Getting your values by the pound
In the grocery store, they got the cheap hamburger, the good hamburger and the ground sirloin.
I come from a ground sirloin family. If we were eating the good hamburger, or (shame of all shame) the cheap hamburger, it meant my father was out of work. By the time I was 11, my father had traded the nightlife thrills and uncertain income of the side street bartender for a suit-and-tie corporate job, and ground sirloin was all we ate.
Still, even on the nickel-and-dime tips of a bartender in a place where whiskey went for a half-buck a shot, my father believed in ground sirloin. Even if you had to buy less of it than you really needed, you bought the best, was my mother and father's theory.
So, while other families on our street of rented wood-frame houses dined on the cheap hamburger, we formed our ground sirloin into patties and ate one each, even though we could have bought the cheap stuff and eaten two burgers each.
The domestic notions of the mid-1960s stuck with me. I didn't want to elect Donald Trump because the man is the cheap hamburger, greasy and sold in a tight plastic tube. Hillary Clinton was at least the good hamburger, and, if she wasn't ground sirloin, she was at least the kind of hamburger that wouldn't, as my Depression-baby mother would say, "give you worms."
I never had worms, so Ma must have been right. But the whole country has 'em now, worms of hatred and fascism, worms of Russian-fueled conspiracy crawling alive on Facebook, and worms coming from the belly of dead Kurdish children left too long in the street.

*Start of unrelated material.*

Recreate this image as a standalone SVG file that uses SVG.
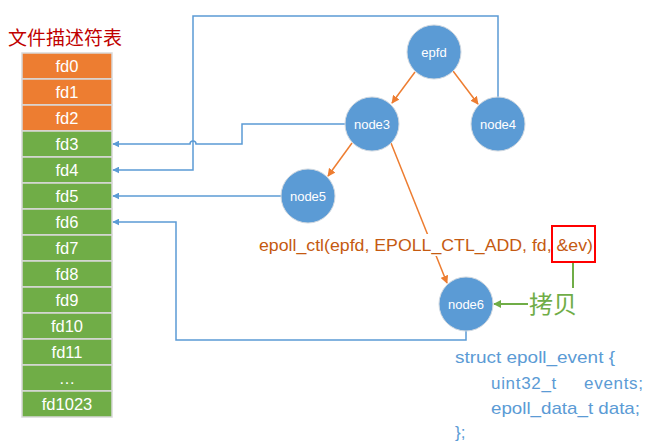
<svg xmlns="http://www.w3.org/2000/svg" width="664" height="447" viewBox="0 0 664 447">
<defs>
<marker id="ab" viewBox="0 0 10 10" refX="9" refY="5" markerWidth="7" markerHeight="7" markerUnits="userSpaceOnUse" orient="auto"><path d="M0,0 L10,5 L0,10 z" fill="#5B9BD5"/></marker>
<marker id="ao" viewBox="0 0 10 10" refX="9" refY="5" markerWidth="8" markerHeight="8" markerUnits="userSpaceOnUse" orient="auto"><path d="M0,0 L10,5 L0,10 z" fill="#ED7D31"/></marker>
<marker id="ag" viewBox="0 0 10 10" refX="9" refY="5" markerWidth="8" markerHeight="8" markerUnits="userSpaceOnUse" orient="auto"><path d="M0,0 L10,5 L0,10 z" fill="#70AD47"/></marker>
</defs>
<style>
.o{fill:#ED7D31}
.g{fill:#70AD47}
.cell{stroke:#D9D9D9;stroke-width:1.5}
.ft{font-family:"Liberation Sans",Arial,sans-serif;font-size:16.5px;fill:#FFFFFF;text-anchor:middle}
.nd{fill:#5B9BD5;stroke:#D0D8E0;stroke-width:1}
.nt{font-family:"Liberation Sans",Arial,sans-serif;font-size:13px;fill:#FFFFFF;text-anchor:middle}
.bl{fill:none;stroke:#5B9BD5;stroke-width:1.5;marker-end:url(#ab)}
.ol{fill:none;stroke:#ED7D31;stroke-width:1.5;marker-end:url(#ao)}
.st{font-family:"Liberation Sans",Arial,sans-serif;font-size:17px;fill:#5B9BD5}
</style>
<rect width="664" height="447" fill="#FFFFFF"/>
<text x="8" y="45" font-family="'Noto Sans CJK SC',sans-serif" font-size="19" fill="#C00000">文件描述符表</text>
<g id="fdtable">
<rect class="cell o" x="22" y="53" width="90" height="26"/>
<rect class="cell o" x="22" y="79" width="90" height="26"/>
<rect class="cell o" x="22" y="105" width="90" height="26"/>
<rect class="cell g" x="22" y="131" width="90" height="26"/>
<rect class="cell g" x="22" y="157" width="90" height="26"/>
<rect class="cell g" x="22" y="183" width="90" height="26"/>
<rect class="cell g" x="22" y="209" width="90" height="26"/>
<rect class="cell g" x="22" y="235" width="90" height="26"/>
<rect class="cell g" x="22" y="261" width="90" height="26"/>
<rect class="cell g" x="22" y="287" width="90" height="26"/>
<rect class="cell g" x="22" y="313" width="90" height="26"/>
<rect class="cell g" x="22" y="339" width="90" height="26"/>
<rect class="cell g" x="22" y="365" width="90" height="26"/>
<rect class="cell g" x="22" y="391" width="90" height="26"/>
<text class="ft" x="67" y="72">fd0</text>
<text class="ft" x="67" y="98">fd1</text>
<text class="ft" x="67" y="124">fd2</text>
<text class="ft" x="67" y="150">fd3</text>
<text class="ft" x="67" y="176">fd4</text>
<text class="ft" x="67" y="202">fd5</text>
<text class="ft" x="67" y="228">fd6</text>
<text class="ft" x="67" y="254">fd7</text>
<text class="ft" x="67" y="280">fd8</text>
<text class="ft" x="67" y="306">fd9</text>
<text class="ft" x="67" y="332">fd10</text>
<text class="ft" x="67" y="358">fd11</text>
<text class="ft" x="67" y="384">…</text>
<text class="ft" x="67" y="410">fd1023</text>
</g>
<g id="connectors">
<path class="bl" d="M498,98 V16 H193 V170 H113"/>
<path class="bl" d="M345,124 H242 V144 H196 A3,3 0 0 0 190,144 H113"/>
<path class="bl" d="M281,196 H113"/>
<path class="bl" d="M466,331 V340 H176 V222 H113"/>
<line class="ol" x1="415" y1="72" x2="392" y2="103"/>
<line class="ol" x1="453" y1="71" x2="478" y2="104"/>
<line class="ol" x1="352" y1="143" x2="328" y2="176"/>
<line class="ol" x1="391" y1="143" x2="447" y2="283"/>
<line x1="573" y1="263" x2="573" y2="288" stroke="#70AD47" stroke-width="2"/>
<line x1="528" y1="304" x2="494" y2="304" stroke="#70AD47" stroke-width="2" marker-end="url(#ag)"/>
</g>
<g id="epfd"><circle class="nd" cx="434" cy="52" r="27"/><text class="nt" x="434" y="57">epfd</text></g>
<g id="node3"><circle class="nd" cx="372" cy="124" r="27"/><text class="nt" x="372" y="129">node3</text></g>
<g id="node4"><circle class="nd" cx="498" cy="124" r="27"/><text class="nt" x="498" y="129">node4</text></g>
<g id="node5"><circle class="nd" cx="308" cy="196" r="27"/><text class="nt" x="308" y="201">node5</text></g>
<g id="node6"><circle class="nd" cx="466" cy="304" r="27"/><text class="nt" x="466" y="309">node6</text></g>
<g id="call">
<rect x="257" y="234" width="295" height="22" fill="#FFFFFF"/>
<text x="259" y="251" font-family="'Liberation Sans',Arial,sans-serif" font-size="17" fill="#C55A11" textLength="334" lengthAdjust="spacingAndGlyphs">epoll_ctl(epfd, EPOLL_CTL_ADD, fd, &amp;ev)</text>
<rect x="552" y="226" width="43" height="36" fill="none" stroke="#FF0000" stroke-width="2"/>
</g>
<text x="529" y="313" font-family="'Noto Sans CJK SC',sans-serif" font-size="24" fill="#70AD47">拷贝</text>
<g id="struct">
<text class="st" x="455" y="363" textLength="160" lengthAdjust="spacingAndGlyphs">struct epoll_event {</text>
<text class="st" x="491" y="389" xml:space="preserve" textLength="152" lengthAdjust="spacing">uint32_t     events;</text>
<text class="st" x="491" y="414" textLength="149" lengthAdjust="spacingAndGlyphs">epoll_data_t data;</text>
<text class="st" x="455" y="438">};</text>
</g>
</svg>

And I'm shopping, making my way down the meat case of candidates lined up at the debate, walking resolutely past the cheap hamburger, looking closely at the good hamburger, peering around for the ground sirloin.
Sometimes, I take the money out of my pocket to see what I can afford. Can I have free health insurance? Can I afford to cancel student loan debt?
Only a man without pride counts his money inside a store, bar or restaurant.
"You don't count your money at the table in a restaurant," Pop used to say. "People think you don't know if you can pay. Count it out in the street, before you go in the place."